AIM => Retype exactly what runs from the first line of the data to the line with "const yTicks = [-100, -50, 0, 50, 100];", keeping both of those lines and skipping pictures.

DATASET EXTRACT =>
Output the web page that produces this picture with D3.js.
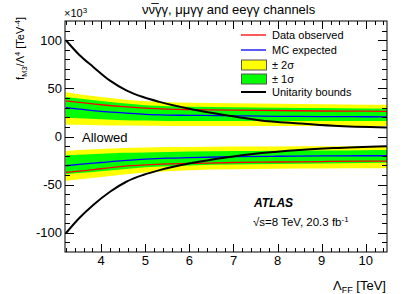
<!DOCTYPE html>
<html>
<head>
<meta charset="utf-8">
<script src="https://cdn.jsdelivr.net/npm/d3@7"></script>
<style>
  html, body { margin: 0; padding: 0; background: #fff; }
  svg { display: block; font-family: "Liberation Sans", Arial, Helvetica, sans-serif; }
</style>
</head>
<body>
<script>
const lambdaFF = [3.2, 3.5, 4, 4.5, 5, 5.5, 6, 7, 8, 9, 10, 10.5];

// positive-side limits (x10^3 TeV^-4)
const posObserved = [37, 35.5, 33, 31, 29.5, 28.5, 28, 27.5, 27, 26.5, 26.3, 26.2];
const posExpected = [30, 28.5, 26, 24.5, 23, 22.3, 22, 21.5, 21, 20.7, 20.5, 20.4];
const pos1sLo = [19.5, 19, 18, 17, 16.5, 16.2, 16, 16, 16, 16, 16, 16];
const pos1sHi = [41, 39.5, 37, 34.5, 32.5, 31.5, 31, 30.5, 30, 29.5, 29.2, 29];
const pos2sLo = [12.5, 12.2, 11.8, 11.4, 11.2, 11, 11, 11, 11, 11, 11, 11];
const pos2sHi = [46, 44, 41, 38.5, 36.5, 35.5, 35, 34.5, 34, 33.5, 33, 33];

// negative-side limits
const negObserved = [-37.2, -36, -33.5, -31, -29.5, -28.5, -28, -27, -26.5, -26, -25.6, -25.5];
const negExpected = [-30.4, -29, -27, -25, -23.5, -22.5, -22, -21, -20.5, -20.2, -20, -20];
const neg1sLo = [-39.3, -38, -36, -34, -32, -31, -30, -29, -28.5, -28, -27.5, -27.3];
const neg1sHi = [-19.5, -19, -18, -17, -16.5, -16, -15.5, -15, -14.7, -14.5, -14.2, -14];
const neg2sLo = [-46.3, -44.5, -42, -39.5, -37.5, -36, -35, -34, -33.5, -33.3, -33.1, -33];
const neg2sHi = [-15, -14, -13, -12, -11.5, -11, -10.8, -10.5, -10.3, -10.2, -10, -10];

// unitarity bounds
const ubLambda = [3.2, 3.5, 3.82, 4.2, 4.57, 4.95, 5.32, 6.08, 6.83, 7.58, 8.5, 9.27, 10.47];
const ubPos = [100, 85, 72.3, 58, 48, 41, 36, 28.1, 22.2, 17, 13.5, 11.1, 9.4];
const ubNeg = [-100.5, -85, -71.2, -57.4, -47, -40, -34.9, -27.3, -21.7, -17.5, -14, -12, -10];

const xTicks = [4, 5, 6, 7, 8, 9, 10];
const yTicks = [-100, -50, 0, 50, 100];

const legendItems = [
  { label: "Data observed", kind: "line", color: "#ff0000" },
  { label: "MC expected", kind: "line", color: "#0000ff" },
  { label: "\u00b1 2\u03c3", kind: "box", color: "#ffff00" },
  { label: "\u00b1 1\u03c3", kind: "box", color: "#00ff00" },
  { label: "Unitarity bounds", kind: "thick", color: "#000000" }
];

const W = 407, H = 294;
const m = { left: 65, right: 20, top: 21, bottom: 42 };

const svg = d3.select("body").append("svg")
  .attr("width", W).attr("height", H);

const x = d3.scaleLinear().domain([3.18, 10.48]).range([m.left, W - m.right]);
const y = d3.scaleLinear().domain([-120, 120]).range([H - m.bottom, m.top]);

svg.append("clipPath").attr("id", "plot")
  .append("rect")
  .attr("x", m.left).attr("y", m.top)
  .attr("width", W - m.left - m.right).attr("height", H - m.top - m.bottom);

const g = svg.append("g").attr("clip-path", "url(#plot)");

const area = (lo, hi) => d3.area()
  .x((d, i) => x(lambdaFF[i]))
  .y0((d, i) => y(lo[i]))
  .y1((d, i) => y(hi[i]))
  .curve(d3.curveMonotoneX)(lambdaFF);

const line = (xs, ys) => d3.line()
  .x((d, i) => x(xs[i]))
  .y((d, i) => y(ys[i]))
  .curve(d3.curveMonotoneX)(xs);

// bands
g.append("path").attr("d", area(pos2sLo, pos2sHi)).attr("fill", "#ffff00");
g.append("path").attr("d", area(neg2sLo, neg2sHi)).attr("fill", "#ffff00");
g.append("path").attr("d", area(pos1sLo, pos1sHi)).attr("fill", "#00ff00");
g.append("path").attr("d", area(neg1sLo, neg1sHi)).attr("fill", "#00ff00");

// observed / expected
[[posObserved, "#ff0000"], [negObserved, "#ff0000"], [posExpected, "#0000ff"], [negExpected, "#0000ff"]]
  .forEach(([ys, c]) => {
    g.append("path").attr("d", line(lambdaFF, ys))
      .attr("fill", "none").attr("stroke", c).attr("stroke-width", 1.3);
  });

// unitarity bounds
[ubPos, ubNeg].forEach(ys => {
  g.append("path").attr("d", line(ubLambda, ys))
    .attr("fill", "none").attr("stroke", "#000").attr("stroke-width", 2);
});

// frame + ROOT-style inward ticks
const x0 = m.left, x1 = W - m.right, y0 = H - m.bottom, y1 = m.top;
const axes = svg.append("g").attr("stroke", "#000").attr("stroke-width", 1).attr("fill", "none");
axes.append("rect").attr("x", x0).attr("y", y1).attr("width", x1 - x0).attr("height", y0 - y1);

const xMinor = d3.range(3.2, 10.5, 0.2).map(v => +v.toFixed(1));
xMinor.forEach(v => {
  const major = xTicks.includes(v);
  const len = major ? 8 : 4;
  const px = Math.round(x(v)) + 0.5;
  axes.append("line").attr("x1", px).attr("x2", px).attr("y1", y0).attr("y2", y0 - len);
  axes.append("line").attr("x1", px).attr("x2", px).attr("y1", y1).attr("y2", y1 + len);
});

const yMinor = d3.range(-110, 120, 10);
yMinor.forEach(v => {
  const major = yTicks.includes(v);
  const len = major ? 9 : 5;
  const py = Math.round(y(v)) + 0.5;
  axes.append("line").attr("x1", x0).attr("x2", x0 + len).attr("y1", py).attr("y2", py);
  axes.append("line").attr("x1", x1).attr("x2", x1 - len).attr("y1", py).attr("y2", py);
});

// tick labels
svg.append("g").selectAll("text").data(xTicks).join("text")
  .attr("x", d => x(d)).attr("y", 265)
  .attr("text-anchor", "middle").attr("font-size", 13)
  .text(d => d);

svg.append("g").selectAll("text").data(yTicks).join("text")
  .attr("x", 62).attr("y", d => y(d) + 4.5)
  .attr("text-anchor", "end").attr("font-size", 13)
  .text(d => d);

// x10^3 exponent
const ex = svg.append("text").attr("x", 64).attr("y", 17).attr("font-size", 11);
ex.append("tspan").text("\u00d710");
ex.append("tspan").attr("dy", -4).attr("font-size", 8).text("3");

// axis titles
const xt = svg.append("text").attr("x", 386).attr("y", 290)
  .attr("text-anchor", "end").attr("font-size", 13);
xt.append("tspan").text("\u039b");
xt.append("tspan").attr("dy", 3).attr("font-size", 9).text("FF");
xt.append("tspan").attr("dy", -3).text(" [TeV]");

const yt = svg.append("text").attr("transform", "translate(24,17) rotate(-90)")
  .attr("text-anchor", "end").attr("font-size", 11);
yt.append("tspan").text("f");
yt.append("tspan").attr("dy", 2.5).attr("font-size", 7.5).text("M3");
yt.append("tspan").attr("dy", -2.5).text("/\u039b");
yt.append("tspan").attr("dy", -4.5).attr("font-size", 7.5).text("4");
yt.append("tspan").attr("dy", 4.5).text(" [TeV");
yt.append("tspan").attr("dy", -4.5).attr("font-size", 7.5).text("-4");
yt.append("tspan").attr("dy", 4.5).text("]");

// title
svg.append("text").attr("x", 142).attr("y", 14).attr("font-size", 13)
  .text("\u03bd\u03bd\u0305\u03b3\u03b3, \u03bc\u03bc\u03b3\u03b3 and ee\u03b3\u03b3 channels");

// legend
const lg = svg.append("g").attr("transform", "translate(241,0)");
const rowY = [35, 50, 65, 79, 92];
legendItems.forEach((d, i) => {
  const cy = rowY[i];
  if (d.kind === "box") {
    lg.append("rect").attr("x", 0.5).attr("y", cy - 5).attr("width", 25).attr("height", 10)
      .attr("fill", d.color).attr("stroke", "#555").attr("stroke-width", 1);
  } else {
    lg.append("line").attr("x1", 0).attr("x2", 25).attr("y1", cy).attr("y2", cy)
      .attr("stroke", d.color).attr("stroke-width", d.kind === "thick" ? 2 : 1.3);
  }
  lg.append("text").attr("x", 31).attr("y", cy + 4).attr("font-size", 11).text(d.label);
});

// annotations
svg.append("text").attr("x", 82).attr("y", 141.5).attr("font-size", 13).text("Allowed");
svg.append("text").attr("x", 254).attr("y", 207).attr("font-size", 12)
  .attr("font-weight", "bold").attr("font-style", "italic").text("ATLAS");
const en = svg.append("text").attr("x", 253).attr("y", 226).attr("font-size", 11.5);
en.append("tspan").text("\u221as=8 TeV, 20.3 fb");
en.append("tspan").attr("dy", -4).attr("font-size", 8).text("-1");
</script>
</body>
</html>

TASK RESPONSE =>
Output the web page that produces this picture with D3.js.
<!DOCTYPE html>
<html>
<head>
<meta charset="utf-8">
<script src="https://cdn.jsdelivr.net/npm/d3@7"></script>
<style>
  html, body { margin: 0; padding: 0; background: #fff; }
  svg { display: block; font-family: "Liberation Sans", Arial, Helvetica, sans-serif; }
</style>
</head>
<body>
<script>
const lambdaFF = [3.2, 3.5, 4, 4.5, 5, 5.5, 6, 7, 8, 9, 10, 10.5];

// positive-side limits (x10^3 TeV^-4)
const posObserved = [37, 35.5, 33, 31, 29.5, 28.5, 28, 27.5, 27, 26.5, 26.3, 26.2];
const posExpected = [30, 28.5, 26, 24.5, 23, 22.3, 22, 21.5, 21, 20.7, 20.5, 20.4];
const pos1sLo = [19.5, 19, 18, 17, 16.5, 16.2, 16, 16, 16, 16, 16, 16];
const pos1sHi = [41, 39.5, 37, 34.5, 32.5, 31.5, 31, 30.5, 30, 29.5, 29.2, 29];
const pos2sLo = [12.5, 12.2, 11.8, 11.4, 11.2, 11, 11, 11, 11, 11, 11, 11];
const pos2sHi = [46, 44, 41, 38.5, 36.5, 35.5, 35, 34.5, 34, 33.5, 33, 33];

// negative-side limits
const negObserved = [-37.2, -36, -33.5, -31, -29.5, -28.5, -28, -27, -26.5, -26, -25.6, -25.5];
const negExpected = [-30.4, -29, -27, -25, -23.5, -22.5, -22, -21, -20.5, -20.2, -20, -20];
const neg1sLo = [-39.3, -38, -36, -34, -32, -31, -30, -29, -28.5, -28, -27.5, -27.3];
const neg1sHi = [-19.5, -19, -18, -17, -16.5, -16, -15.5, -15, -14.7, -14.5, -14.2, -14];
const neg2sLo = [-46.3, -44.5, -42, -39.5, -37.5, -36, -35, -34, -33.5, -33.3, -33.1, -33];
const neg2sHi = [-15, -14, -13, -12, -11.5, -11, -10.8, -10.5, -10.3, -10.2, -10, -10];

// unitarity bounds
const ubLambda = [3.2, 3.5, 3.82, 4.2, 4.57, 4.95, 5.32, 6.08, 6.83, 7.58, 8.5, 9.27, 10.47];
const ubPos = [100, 85, 72.3, 58, 48, 41, 36, 28.1, 22.2, 17, 13.5, 11.1, 9.4];
const ubNeg = [-100.5, -85, -71.2, -57.4, -47, -40, -34.9, -27.3, -21.7, -17.5, -14, -12, -10];

const xTicks = [4, 5, 6, 7, 8, 9, 10];
const yTicks = [-100, -50, 0, 50, 100];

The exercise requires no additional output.